Many in Newark’s business community remain nonplussed by the idea of a Baraka mayoralty. They note that Baraka has struck a very moderate tone during the campaign and doubt that he would do anything to damage the city’s fledging renaissance. Newark’s deputy mayor for economic development, Daniel Jennings, says, “I don’t see development slowing down no matter who wins. Both candidates are pro-growth.” Others are less sanguine. “This guy is as radical as they come,” one prominent business owner tells me. “He makes de Blasio look like Ronald Reagan.”
Jeffries has a new talking point in his effort to paint Baraka as anti-economic development. “We had a debate the other night,” Jeffries tells me. “He talked about five new taxes.
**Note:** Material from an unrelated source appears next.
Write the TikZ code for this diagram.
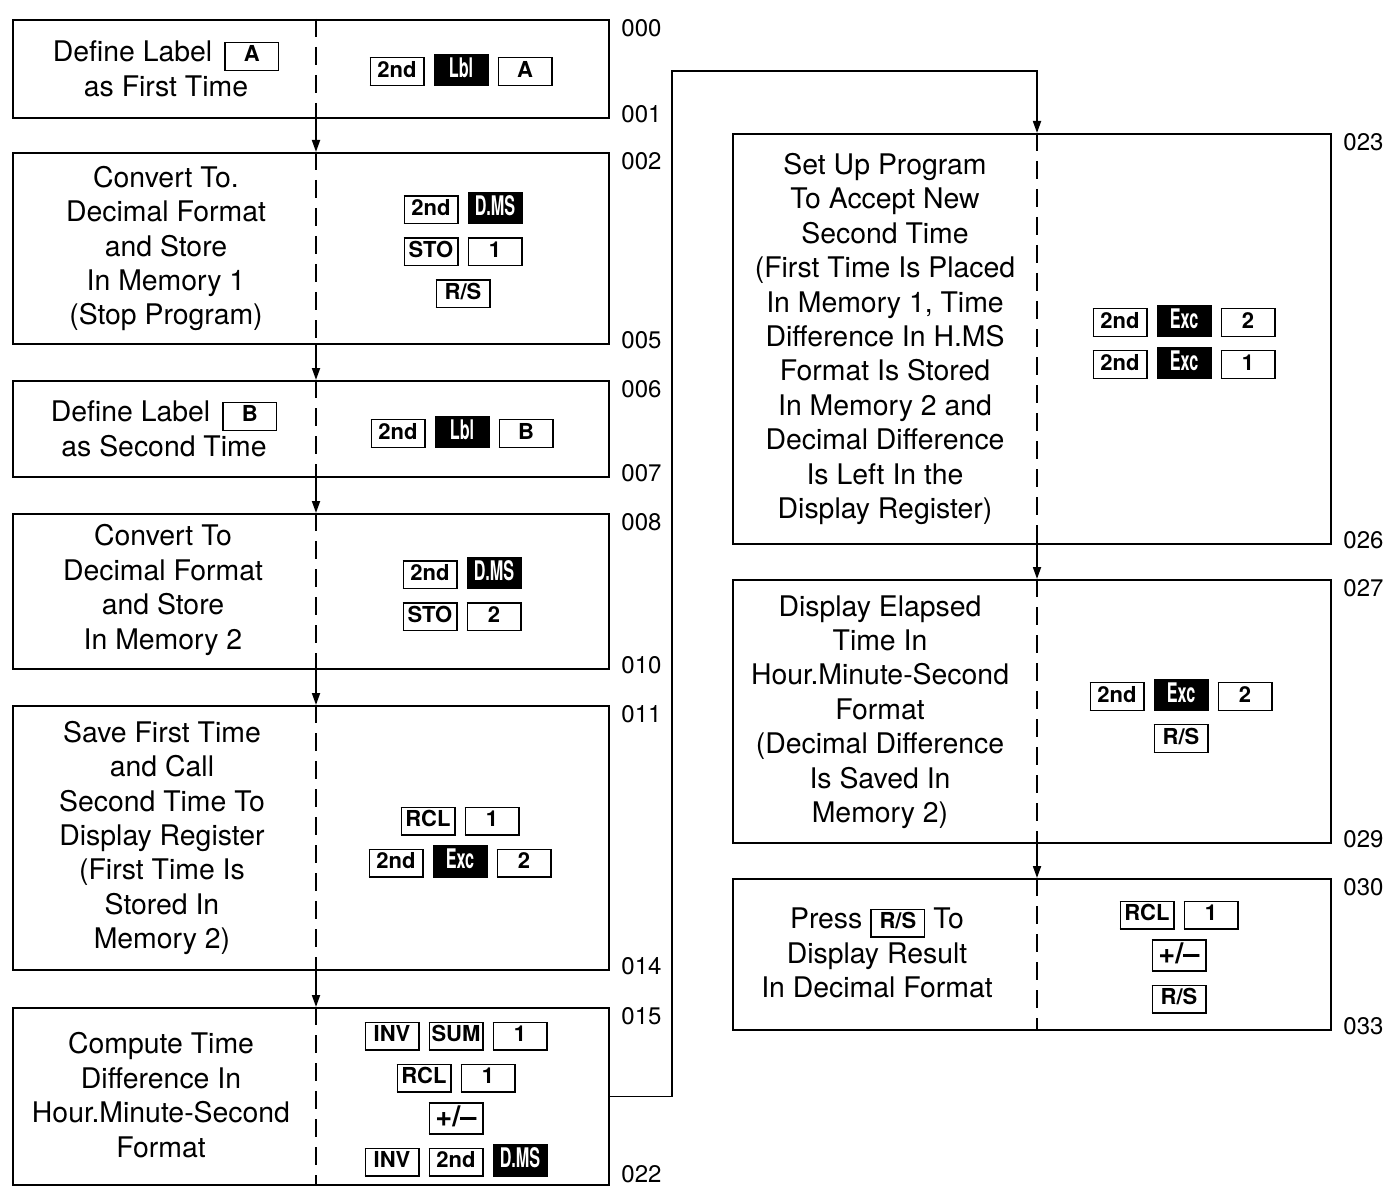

He talked about a toll road on McCarter Highway [Newark’s main entry point]. I don’t know what world he is living in where he thinks that is going to force investment into Newark.” The communication director of the Baraka campaign, Frank Baraff, insists that Baraka was only “speaking hypothetically about possible ways to raise revenue for the city.”
Baraka doesn’t seem too concerned about his radical image. “People call me a radical. Well, we’ve got radical problems,” he said recently. But others disagree. “Newark stands at a crossroads. Newark needs a leader who solves problems, not someone who throws bricks," says Jeffries supporter Councilman Anibal Ramos Jr. "Newark needs a chief executive officer, not a protester-in-chief."
Whether Newark chooses the moderate and measured Jeffries or the fiery and flamboyant Baraka, there is cause for optimism. Although Newark faces enormous challenges, there are green shoots sprouting up all over the city. One hopes they will be nurtured and continue to grow, whichever candidate emerges victorious next Tuesday.
Correction: This story has been updated to show that Newark's unemployment rate is 13%, not 14% as originally reported.